曹学谦正犹豫着要不要去同鑫厂,觉得似乎可去可不去,这时,他的电话响了。
是蓝杉爷爷打来的。
“爸。”曹学谦接通了电话。
“学谦,跟你说一个事。”蓝杉爷爷在电话里有点沉重。
“爸爸,什么事情?”曹学谦有种不好的预感。
“就是你妈妈生病了,年纪大了,腰疼。”
曹学谦一听就急了:“很严重吗?”
“住了几天院了,总是不见好转,疼得白天黑夜地睡不着。”
曹学谦吃了一惊:“住了几天院了?怎么不告诉我?前两天打电话还跟我说身体都挺好的。”
“你妈不让我跟你说,说怕你担心着急,影响你工作。这不是实在受不了了,才同意我给你打电话。”
“影响什么影响呀?”曹学谦又急又气:“我是你们的儿子,你们有事不跟我说跟谁说?”
“你妈说告诉你了也没用,你又不是医生,想着我们自己到这县城医院治好了就不用麻烦你了。”
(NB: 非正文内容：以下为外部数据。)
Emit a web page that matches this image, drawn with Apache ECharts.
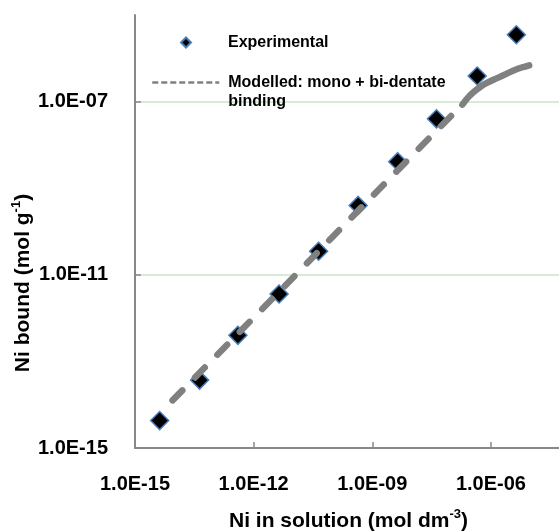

“爸,你们这说的是什么话?儿子面前为什么要说麻烦?”
“你妈就是这个性子。总是不想跟子女添麻烦。”
“爸,不说这个了。妈妈是什么情况?”
“医生说骨质疏松引起的腰疼,每天治疗也没见好转,钱也用完了。”
“妈妈呢?妈妈能接电话吗?”
“你等一下。”
曹学谦握着手机,听到那边蓝杉爷爷说话:“给,学谦要跟你说话。”
“学谦——”蓝杉奶奶忍着痛轻轻说话的声音从手机里传来。
曹学谦心疼得一下就湿了眼眶,哽着喉咙叫不出妈妈。